En plus des critères diagnostiques et des aspects généraux de l'orthorexie, il est crucial de reconnaître les conséquences potentielles de ce trouble sur la santé mentale et physique des individus affectés. L'orthorexie, caractérisée par une obsession de consommer exclusivement des aliments considérés comme sains, peut conduire à des carences nutritionnelles importantes dues à des régimes alimentaires extrêmement restrictifs. Ces carences peuvent entraîner une dégradation de la condition physique, des troubles musculo-squelettiques, ainsi qu'une détérioration de la fonction cognitive. Sur le plan psychologique, l'orthorexie est souvent associée à un état d'anxiété permanente concernant l'alimentation, pouvant mener à des états dépressifs et à des idées suicidaires. Ce trouble du comportement alimentaire peut aussi causer un isolement social significatif, exacerbé par la difficulté à participer à des repas en dehors du cadre contrôlé de l'alimentation "saine" de l'individu. Il est donc essentiel d'adopter une approche globale dans le traitement de l'orthorexie, intégrant à la fois les aspects nutritionnels et psychothérapeutiques, pour adresser les multiples dimensions de ce trouble[44].
Les errances diagnostiques et le fait que l'orthorexie soit proche d'autres troubles, notamment l'anorexie et les troubles obsessionnels, a amené une certaine partie de la communauté scientifique à considérer l'orthorexie comme étant une forme atypique de ces troubles[22]. Par ailleurs, il s'agit également pour une certaine partie de la communauté scientifique de lutter contre une forme de pathologisation de la société[22], où chaque comportement du quotidien serait envisagé sous un angle médical et potentiellement pathologique[45].

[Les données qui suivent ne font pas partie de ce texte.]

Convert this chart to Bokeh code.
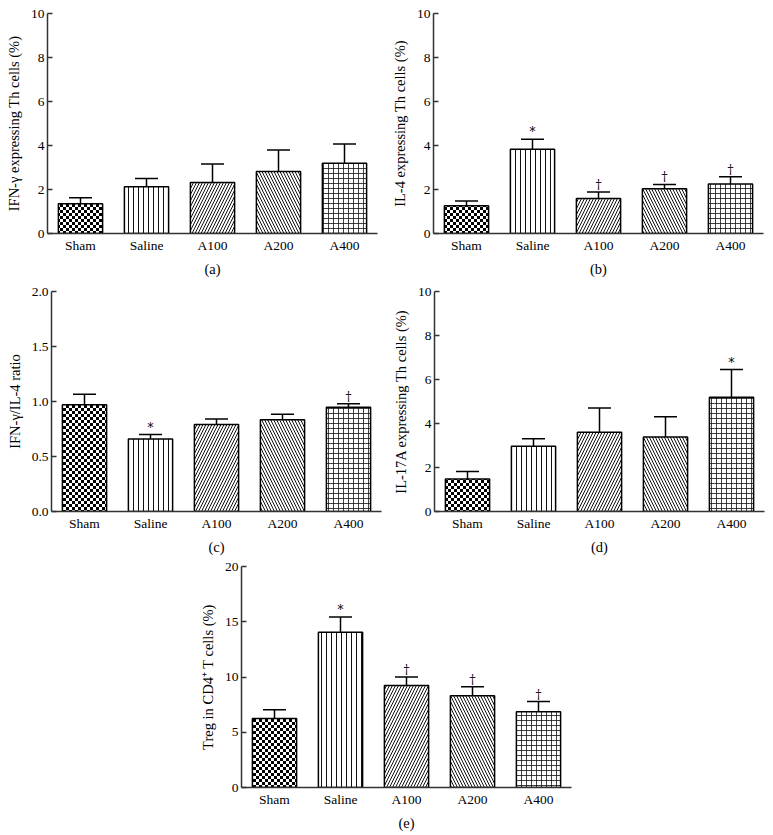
import base64
import struct
import zlib

from bokeh.plotting import figure
from bokeh.models import (ColumnDataSource, Whisker, TeeHead, FixedTicker, NumeralTickFormatter,
                          Range1d, Spacer, ImageURLTexture)
from bokeh.layouts import row, column
from bokeh.core.properties import value
from bokeh.embed import file_html
from bokeh.resources import INLINE

groups = ["Sham", "Saline", "A100", "A200", "A400"]

# (a) IFN-gamma expressing Th cells (%)
a_mean = [1.35, 2.12, 2.32, 2.82, 3.19]
a_upper = [1.62, 2.50, 3.16, 3.79, 4.07]
a_marks = ["", "", "", "", ""]

# (b) IL-4 expressing Th cells (%)
b_mean = [1.26, 3.83, 1.59, 2.03, 2.25]
b_upper = [1.48, 4.28, 1.89, 2.23, 2.58]
b_marks = ["", "*", "†", "†", "†"]

# (c) IFN-gamma / IL-4 ratio
c_mean = [0.97, 0.66, 0.79, 0.835, 0.948]
c_upper = [1.067, 0.70, 0.84, 0.885, 0.98]
c_marks = ["", "*", "", "", "†"]

# (d) IL-17A expressing Th cells (%)
d_mean = [1.48, 2.97, 3.60, 3.39, 5.19]
d_upper = [1.82, 3.31, 4.71, 4.31, 6.45]
d_marks = ["", "", "", "", "*"]

# (e) Treg in CD4+ T cells (%)
e_mean = [6.24, 14.06, 9.23, 8.30, 6.85]
e_upper = [7.03, 15.44, 10.00, 9.11, 7.78]
e_marks = ["", "*", "†", "†", "†"]

# bar fill styles (one per group)
patterns = ["checker", "|", "/", "\\", "+"]
hatch_scales = [6, 5, 6, 6, 5]
hatch_weights = [1, 1, 1, 1, 0.8]

FONT = "Liberation Serif"


def checker_png(cell=3):
    n = 2 * cell
    rows = []
    for j in range(n):
        rows.append(bytes([0 if ((i // cell) + (j // cell)) % 2 == 0 else 255 for i in range(n)]))
    raw = b"".join(b"\x00" + r for r in rows)

    def chunk(tag, data):
        c = tag + data
        return struct.pack(">I", len(data)) + c + struct.pack(">I", zlib.crc32(c) & 0xffffffff)

    png = b"\x89PNG\r\n\x1a\n" + chunk(b"IHDR", struct.pack(">IIBBBBB", n, n, 8, 0, 0, 0, 0)) \
        + chunk(b"IDAT", zlib.compress(raw)) + chunk(b"IEND", b"")
    return "data:image/png;base64," + base64.b64encode(png).decode()


CHECKER_URL = checker_png(3)


def panel(means, uppers, marks, ylabel, letter, ymax, ticks, fmt,
          fh, bl, br, bt, bb):
    src = ColumnDataSource(dict(x=groups, val=means, up=uppers, mark=marks,
                                pat=patterns, hs=hatch_scales, hw=hatch_weights))
    p = figure(x_range=groups, y_range=Range1d(0, ymax), frame_width=330, frame_height=fh,
               output_backend="svg", toolbar_location=None,
               min_border_left=bl, min_border_right=br, min_border_top=bt, min_border_bottom=bb)
    p.x_range.range_padding = 0
    p.vbar(x="x", top="val", width=0.67, source=src, fill_color="white",
           line_color="black", line_width=1.5, hatch_pattern="pat",
           hatch_scale="hs", hatch_weight="hw", hatch_color="#111111",
           hatch_extra={"checker": ImageURLTexture(url=CHECKER_URL, repetition="repeat")})
    w = Whisker(base="x", upper="up", lower="val", source=src, dimension="height",
                line_color="black", line_width=1.5,
                upper_head=TeeHead(size=23, line_color="black", line_width=1.5),
                lower_head=None)
    p.add_layout(w)
    p.text(x="x", y="up", text="mark", source=src, text_align="center",
           text_baseline="bottom", y_offset=0, text_font=value("DejaVu Serif"),
           text_font_size="12px", text_color="black")
    p.xgrid.visible = False
    p.ygrid.visible = False
    p.outline_line_color = None
    p.background_fill_color = "white"
    p.border_fill_color = "white"

    p.yaxis.ticker = FixedTicker(ticks=ticks)
    if fmt:
        p.yaxis.formatter = NumeralTickFormatter(format=fmt)
    for ax in (p.xaxis, p.yaxis):
        ax.axis_line_color = "#333333"
        ax.axis_line_width = 1.5
        ax.major_label_text_font = FONT
        ax.major_label_text_font_size = "13.5px"
        ax.major_label_text_color = "black"
        ax.axis_label_text_font = FONT
        ax.axis_label_text_font_size = "14.5px"
        ax.axis_label_text_font_style = "normal"
        ax.axis_label_text_color = "black"
        ax.minor_tick_line_color = None
    p.yaxis.major_tick_in = 5
    p.yaxis.major_tick_out = 0
    p.yaxis.major_tick_line_color = "#333333"
    p.yaxis.major_tick_line_width = 1.5
    p.yaxis.major_label_standoff = 3
    p.yaxis.axis_label = ylabel
    p.yaxis.axis_label_standoff = 6
    p.xaxis.major_tick_line_color = None
    p.xaxis.major_tick_in = 0
    p.xaxis.major_tick_out = 0
    p.xaxis.major_label_standoff = 4
    p.xaxis.axis_label = letter
    p.xaxis.axis_label_standoff = 5
    return p


pa = panel(a_mean, a_upper, a_marks, "IFN-γ expressing Th cells (%)", "(a)", 10,
           [0, 2, 4, 6, 8, 10], None, 220, 47, 10, 13, 52)
pb = panel(b_mean, b_upper, b_marks, "IL-4 expressing Th cells (%)", "(b)", 10,
           [0, 2, 4, 6, 8, 10], None, 220, 46, 1, 13, 52)
pc = panel(c_mean, c_upper, c_marks, "IFN-γ/IL-4 ratio", "(c)", 2.0,
           [0, 0.5, 1.0, 1.5, 2.0], "0.0", 220, 51, 7, 6, 46)
pd = panel(d_mean, d_upper, d_marks, "IL-17A expressing Th cells (%)", "(d)", 10,
           [0, 2, 4, 6, 8, 10], None, 220, 46, 1, 6, 46)
pe = panel(e_mean, e_upper, e_marks, "Treg in CD4⁺ T cells (%)", "(e)", 20,
           [0, 5, 10, 15, 20], None, 221, 48, 12, 9, 39)

layout = column(row(pa, pb), row(pc, pd), row(Spacer(width=193, height=269), pe))

open("out.html", "w").write(file_html(layout, INLINE))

Les points communs entre l'orthorexie et l'anorexie sont nombreux : le caractère restrictif de l’anorexie se retrouve fréquemment dans les cas d’orthorexie rapportés. On retrouve une importante perte de poids avec des carences mettant en jeu leur santé[46]. Il s'agit également du sentiment de culpabilité lors de la transgression des règles qu’ils se sont imposées[47]. Les traits de personnalités tels que le perfectionnisme, les traits obsessionnels (rigidité, rituels. . .) sont également partagés, tout comme la perturbation de l’image corporelle[47].
On repère souvent un comportement orthorexique qui apparaît avant l'apparition de l'anorexie ou à l'inverse, pour sortir de l'anorexie. Ainsi, pour certains auteurs, l’orthorexie pourrait être une forme d’« anorexie socialement acceptée »[48],[49], ou à l’inverse une porte d’entrée, un pré-syndrome anorexique[50].
Une catégorie du DSM regroupe les formes atypiques de troubles alimentaires[51]. Il pourrait alors être possible de considérer l'orthorexie comme relevant de cette catégorie. L'orthorexie a pu être rapprochée du trouble d'évitement alimentaire ou de néophobie [52], sans convaincre réellement.
L’orthorexie partage en effet de nombreux traits communs avec les problématiques obsessionnelles[53] : l’aspect rituel lié à la préparation des repas, de fausses croyances, des compulsions qui apaisent l'angoisse, une personnalité rigide et perfectionniste. L’orthorexie pourrait ainsi être considérée comme une problématique obsessionnelle dont l’alimentation serait l’objet[54].
Au fil des recherches, une distinction s'est faîte sur le concept d'orthorexie, distinguant l'orthorexie nerveuse, comme trouble à l'healthy orthorexia[55] (orthorexie saine), comme mode de vie choisi et non pathologique. L'Healthy orthorexia est liée à des émotions positives alors que l’orthorexia nervosa à des émotions négatives[55]. Cette distinction se base sur un nouvel outil le Teruel Orthorexia Scale[56].
Ces travaux rejoignent les travaux sociologiques de C. Adamiec, qui relevait que l'orthorexie étant souvent lié à des choix personnels liés à une dimension morale et non pathologique[57].
Les réseaux sociaux ont été reconnus comme pouvant favoriser l'émergence de l'orthorexie[58],[59].